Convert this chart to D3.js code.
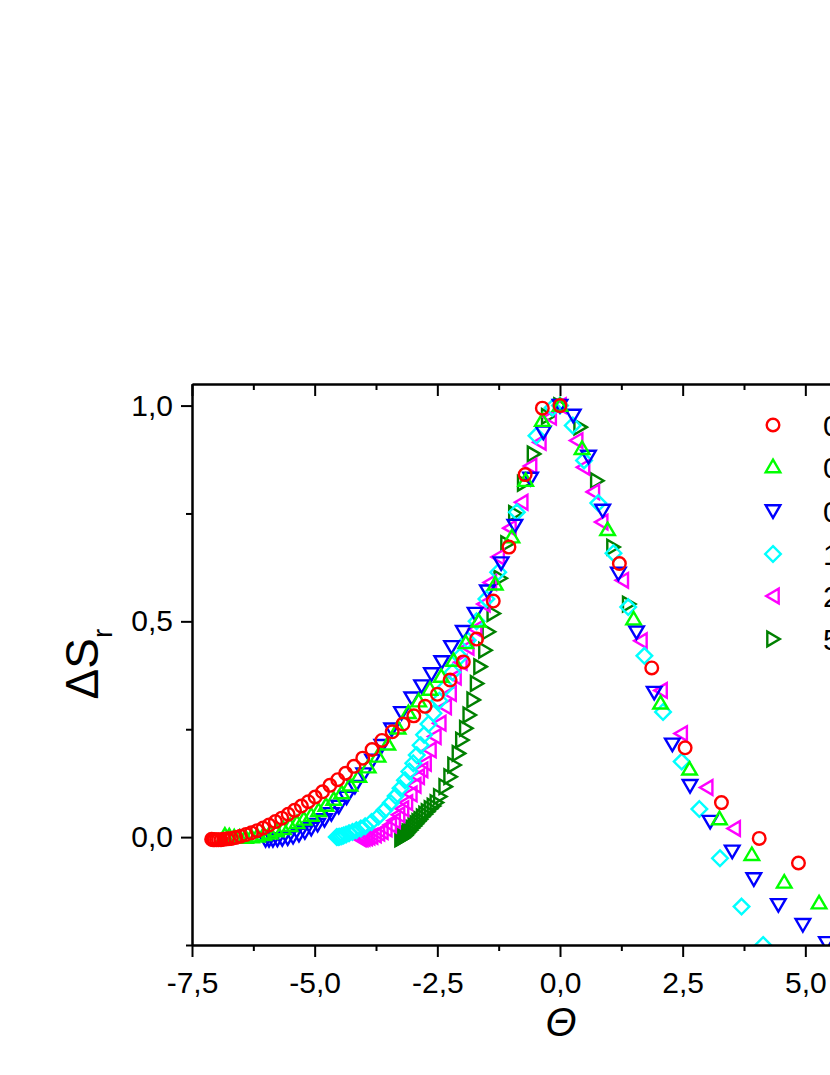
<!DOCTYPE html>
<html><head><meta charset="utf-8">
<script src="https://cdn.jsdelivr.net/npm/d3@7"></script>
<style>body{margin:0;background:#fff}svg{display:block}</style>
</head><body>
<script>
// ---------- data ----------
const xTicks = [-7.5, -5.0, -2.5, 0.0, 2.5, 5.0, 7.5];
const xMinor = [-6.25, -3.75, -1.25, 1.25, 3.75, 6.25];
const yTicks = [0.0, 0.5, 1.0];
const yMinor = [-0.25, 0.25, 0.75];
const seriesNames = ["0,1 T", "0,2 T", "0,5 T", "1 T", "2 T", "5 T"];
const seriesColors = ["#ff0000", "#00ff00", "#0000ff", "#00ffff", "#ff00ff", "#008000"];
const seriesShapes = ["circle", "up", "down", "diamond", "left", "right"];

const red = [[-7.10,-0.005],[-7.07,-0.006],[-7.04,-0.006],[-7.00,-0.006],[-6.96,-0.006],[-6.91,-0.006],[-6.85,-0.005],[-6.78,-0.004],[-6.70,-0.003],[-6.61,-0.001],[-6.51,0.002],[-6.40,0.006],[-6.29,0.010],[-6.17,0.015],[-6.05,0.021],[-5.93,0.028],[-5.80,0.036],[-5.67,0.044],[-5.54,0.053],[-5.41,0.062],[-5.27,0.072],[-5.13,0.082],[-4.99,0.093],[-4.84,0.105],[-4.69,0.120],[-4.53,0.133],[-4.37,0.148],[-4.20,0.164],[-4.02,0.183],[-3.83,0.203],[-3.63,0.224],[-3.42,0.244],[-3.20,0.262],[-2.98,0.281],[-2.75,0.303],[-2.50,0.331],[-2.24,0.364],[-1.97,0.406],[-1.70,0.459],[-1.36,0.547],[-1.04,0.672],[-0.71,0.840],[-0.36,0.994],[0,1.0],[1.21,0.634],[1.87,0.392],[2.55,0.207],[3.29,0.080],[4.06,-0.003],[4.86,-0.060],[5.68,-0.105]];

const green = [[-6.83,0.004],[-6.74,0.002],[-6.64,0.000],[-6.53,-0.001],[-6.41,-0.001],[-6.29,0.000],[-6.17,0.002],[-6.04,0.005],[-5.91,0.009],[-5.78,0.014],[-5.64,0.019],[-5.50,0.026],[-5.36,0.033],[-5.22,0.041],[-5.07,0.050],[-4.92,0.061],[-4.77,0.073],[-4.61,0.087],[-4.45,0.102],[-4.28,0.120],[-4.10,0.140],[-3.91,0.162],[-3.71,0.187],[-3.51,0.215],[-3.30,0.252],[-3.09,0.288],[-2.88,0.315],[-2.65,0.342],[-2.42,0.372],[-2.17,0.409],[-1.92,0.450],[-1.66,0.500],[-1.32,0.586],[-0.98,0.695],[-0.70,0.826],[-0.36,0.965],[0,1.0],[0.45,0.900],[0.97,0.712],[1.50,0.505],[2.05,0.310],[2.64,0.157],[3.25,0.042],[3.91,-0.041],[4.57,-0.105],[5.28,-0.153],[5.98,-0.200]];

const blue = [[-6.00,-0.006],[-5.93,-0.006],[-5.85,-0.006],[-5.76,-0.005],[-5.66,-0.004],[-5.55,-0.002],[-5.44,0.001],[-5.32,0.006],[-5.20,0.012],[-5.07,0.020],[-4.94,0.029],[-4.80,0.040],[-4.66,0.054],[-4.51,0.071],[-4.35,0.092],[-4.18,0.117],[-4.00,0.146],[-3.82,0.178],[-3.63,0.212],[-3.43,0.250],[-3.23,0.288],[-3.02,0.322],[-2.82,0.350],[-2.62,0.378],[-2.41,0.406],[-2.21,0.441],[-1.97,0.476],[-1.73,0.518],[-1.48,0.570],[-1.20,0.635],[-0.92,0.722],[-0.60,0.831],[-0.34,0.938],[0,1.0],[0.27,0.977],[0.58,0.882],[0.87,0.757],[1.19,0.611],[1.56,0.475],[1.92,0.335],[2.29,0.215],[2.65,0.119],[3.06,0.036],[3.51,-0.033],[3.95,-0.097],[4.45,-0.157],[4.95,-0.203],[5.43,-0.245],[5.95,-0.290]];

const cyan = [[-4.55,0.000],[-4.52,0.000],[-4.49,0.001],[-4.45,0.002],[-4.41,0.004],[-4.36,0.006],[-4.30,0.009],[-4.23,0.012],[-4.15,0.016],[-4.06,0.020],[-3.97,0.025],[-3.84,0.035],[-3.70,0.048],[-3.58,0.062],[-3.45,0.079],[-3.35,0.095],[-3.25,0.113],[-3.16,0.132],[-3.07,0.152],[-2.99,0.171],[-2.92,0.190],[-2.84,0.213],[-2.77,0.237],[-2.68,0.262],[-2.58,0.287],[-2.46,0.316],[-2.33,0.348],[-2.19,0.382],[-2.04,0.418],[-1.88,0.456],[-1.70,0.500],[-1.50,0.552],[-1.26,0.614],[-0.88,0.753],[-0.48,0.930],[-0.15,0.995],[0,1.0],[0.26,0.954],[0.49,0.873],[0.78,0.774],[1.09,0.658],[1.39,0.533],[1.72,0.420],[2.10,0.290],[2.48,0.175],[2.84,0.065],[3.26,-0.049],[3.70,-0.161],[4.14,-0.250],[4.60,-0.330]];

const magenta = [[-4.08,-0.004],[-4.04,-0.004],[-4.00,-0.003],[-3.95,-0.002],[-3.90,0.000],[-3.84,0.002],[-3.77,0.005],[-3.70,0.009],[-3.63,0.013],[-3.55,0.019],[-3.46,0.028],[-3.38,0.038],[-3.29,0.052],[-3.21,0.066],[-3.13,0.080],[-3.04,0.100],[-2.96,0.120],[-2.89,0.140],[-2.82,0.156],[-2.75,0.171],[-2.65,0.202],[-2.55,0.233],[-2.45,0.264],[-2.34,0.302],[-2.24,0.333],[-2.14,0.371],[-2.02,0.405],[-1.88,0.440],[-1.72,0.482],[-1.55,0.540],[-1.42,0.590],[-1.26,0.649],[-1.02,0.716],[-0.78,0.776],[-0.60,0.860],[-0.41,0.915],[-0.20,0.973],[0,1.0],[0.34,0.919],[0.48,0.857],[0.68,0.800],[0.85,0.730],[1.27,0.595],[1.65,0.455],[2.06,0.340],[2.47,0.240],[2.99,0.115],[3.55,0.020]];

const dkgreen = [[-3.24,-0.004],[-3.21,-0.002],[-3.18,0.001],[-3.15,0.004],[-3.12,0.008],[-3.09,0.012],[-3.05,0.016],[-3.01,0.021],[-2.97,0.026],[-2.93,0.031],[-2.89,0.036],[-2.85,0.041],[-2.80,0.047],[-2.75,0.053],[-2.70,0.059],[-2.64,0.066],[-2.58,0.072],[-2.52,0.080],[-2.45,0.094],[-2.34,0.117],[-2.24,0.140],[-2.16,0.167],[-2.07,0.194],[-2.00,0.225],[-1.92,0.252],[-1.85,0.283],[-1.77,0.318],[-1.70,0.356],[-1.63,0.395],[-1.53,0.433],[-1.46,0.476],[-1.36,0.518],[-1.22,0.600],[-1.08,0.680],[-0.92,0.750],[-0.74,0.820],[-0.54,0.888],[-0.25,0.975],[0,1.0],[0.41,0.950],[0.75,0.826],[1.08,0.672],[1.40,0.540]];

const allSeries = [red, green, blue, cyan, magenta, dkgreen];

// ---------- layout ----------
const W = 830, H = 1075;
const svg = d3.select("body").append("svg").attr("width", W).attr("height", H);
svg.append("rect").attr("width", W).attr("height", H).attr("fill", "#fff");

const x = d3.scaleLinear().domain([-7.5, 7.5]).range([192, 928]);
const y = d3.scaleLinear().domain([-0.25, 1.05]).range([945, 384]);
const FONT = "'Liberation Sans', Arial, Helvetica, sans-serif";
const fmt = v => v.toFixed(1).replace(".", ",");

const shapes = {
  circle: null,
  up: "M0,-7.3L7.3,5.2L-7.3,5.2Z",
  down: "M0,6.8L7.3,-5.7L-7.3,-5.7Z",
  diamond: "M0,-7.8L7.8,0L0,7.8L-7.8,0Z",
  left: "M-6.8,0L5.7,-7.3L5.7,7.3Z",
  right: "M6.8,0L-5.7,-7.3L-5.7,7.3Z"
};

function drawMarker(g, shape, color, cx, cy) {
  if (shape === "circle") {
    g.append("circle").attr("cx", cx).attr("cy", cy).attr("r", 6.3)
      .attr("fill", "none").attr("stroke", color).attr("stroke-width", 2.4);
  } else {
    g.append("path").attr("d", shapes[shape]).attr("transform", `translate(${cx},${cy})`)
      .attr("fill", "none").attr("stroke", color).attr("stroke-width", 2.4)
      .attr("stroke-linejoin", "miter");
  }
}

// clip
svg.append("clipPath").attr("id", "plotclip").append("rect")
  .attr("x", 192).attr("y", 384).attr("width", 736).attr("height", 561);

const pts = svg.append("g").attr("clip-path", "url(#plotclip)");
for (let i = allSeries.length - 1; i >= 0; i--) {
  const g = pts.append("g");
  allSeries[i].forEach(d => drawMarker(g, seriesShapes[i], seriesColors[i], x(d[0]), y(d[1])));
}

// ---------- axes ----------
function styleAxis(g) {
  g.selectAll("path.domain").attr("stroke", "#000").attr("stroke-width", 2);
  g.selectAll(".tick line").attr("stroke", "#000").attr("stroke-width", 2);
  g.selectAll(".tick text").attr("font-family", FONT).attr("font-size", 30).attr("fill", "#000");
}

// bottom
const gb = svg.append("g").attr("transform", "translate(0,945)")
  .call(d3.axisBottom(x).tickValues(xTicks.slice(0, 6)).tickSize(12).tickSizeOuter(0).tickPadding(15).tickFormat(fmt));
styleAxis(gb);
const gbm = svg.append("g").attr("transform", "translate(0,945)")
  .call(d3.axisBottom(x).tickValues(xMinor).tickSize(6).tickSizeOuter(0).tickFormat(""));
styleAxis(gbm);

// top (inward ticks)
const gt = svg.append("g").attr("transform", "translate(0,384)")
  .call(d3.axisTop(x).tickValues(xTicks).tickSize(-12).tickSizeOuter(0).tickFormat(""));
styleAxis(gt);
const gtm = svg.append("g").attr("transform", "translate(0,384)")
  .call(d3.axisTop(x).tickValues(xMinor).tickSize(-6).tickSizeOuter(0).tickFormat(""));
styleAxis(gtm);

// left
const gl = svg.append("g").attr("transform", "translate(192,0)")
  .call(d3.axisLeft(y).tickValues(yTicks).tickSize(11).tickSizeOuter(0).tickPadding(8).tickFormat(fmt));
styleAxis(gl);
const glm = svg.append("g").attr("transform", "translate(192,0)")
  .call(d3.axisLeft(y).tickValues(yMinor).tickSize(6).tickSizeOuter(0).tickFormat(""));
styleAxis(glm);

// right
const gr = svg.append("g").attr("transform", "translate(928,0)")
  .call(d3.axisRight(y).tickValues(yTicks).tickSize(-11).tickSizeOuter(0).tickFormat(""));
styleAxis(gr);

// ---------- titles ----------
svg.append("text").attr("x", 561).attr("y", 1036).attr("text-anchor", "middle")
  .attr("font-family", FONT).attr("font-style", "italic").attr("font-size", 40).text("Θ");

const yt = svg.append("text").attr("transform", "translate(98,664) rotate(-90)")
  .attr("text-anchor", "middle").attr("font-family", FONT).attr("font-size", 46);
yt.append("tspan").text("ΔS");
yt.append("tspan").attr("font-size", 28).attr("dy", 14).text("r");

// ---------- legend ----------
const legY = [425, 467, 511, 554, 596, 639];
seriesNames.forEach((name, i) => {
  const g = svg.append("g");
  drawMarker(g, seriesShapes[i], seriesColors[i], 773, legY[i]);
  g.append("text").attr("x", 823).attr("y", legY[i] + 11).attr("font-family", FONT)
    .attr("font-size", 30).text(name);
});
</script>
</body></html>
-- -- --
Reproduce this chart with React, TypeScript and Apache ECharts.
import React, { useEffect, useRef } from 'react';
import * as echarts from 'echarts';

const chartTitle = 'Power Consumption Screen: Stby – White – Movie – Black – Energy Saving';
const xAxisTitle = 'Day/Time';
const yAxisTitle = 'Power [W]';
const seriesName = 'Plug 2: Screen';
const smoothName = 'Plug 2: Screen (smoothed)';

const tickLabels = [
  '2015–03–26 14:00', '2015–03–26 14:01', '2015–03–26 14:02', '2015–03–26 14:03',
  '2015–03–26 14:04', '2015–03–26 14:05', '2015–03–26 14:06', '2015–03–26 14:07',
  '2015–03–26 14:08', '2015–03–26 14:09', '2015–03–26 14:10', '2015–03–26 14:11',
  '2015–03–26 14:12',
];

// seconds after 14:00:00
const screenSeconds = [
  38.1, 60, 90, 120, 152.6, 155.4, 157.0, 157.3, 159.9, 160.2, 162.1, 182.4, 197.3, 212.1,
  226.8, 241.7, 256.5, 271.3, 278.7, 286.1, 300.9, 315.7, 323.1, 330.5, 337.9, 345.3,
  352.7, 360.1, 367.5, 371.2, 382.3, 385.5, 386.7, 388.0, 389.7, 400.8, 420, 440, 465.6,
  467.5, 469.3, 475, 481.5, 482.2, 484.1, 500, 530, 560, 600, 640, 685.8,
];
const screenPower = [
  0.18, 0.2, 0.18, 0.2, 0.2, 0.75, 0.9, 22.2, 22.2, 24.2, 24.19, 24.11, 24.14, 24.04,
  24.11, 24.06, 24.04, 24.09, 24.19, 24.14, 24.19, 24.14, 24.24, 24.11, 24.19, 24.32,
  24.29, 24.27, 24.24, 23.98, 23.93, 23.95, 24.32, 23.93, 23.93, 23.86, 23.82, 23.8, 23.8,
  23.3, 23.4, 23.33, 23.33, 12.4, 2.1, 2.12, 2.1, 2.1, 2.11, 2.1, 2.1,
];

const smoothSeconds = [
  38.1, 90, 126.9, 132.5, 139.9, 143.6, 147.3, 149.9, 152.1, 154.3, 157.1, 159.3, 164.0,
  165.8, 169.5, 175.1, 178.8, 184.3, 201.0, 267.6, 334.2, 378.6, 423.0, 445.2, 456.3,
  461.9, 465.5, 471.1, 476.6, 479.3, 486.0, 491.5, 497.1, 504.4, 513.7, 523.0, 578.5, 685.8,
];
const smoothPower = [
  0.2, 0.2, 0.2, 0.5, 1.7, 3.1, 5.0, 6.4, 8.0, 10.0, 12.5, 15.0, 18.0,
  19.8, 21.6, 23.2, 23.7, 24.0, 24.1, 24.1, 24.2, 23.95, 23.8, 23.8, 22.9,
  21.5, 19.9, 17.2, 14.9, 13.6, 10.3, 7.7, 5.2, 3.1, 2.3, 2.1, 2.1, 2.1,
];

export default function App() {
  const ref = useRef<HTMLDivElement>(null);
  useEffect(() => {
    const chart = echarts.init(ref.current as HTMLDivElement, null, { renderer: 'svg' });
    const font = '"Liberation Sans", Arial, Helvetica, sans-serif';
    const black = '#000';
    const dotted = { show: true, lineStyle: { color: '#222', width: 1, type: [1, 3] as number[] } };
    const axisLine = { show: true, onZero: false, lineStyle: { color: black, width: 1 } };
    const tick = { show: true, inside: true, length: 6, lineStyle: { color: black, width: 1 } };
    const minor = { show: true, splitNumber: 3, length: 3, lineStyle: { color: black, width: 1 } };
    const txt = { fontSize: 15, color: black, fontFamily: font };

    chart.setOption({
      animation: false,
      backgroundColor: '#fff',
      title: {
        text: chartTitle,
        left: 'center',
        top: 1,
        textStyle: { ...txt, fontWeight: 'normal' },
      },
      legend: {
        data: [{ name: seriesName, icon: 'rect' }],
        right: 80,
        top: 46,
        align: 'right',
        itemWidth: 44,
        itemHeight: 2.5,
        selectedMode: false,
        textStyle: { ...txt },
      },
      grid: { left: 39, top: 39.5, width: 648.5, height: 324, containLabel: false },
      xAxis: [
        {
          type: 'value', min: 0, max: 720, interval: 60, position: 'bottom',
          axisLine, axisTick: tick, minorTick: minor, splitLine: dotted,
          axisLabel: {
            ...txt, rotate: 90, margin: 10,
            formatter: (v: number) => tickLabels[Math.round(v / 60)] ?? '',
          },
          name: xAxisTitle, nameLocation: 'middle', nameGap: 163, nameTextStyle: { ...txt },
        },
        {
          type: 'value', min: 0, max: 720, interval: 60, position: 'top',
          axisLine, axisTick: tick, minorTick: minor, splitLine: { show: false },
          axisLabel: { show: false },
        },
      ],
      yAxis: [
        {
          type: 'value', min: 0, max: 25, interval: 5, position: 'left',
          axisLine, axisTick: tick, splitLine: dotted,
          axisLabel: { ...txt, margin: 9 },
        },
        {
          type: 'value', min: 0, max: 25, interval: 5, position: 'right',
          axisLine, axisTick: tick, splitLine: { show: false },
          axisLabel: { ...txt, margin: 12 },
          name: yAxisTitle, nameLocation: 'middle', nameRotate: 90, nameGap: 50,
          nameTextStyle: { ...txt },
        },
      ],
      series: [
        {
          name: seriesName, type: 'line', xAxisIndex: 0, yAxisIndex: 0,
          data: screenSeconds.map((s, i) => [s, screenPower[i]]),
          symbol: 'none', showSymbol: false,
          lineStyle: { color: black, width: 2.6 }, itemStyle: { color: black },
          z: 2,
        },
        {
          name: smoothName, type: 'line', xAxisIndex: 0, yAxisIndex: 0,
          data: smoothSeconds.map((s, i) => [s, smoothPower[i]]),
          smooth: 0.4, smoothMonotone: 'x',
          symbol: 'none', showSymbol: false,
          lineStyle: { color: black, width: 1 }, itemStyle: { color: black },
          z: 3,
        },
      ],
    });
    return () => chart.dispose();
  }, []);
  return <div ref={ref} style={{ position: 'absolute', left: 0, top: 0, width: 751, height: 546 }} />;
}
-- -- --
### Task goal
Retype the portion of the data above that starts on the line with "Reproduce this chart" and finishes on the line with "import * as echarts from 'echarts';", including both of those lines.

### Complete answer
Reproduce this chart with React, TypeScript and Apache ECharts.
import React, { useEffect, useRef } from 'react';
import * as echarts from 'echarts';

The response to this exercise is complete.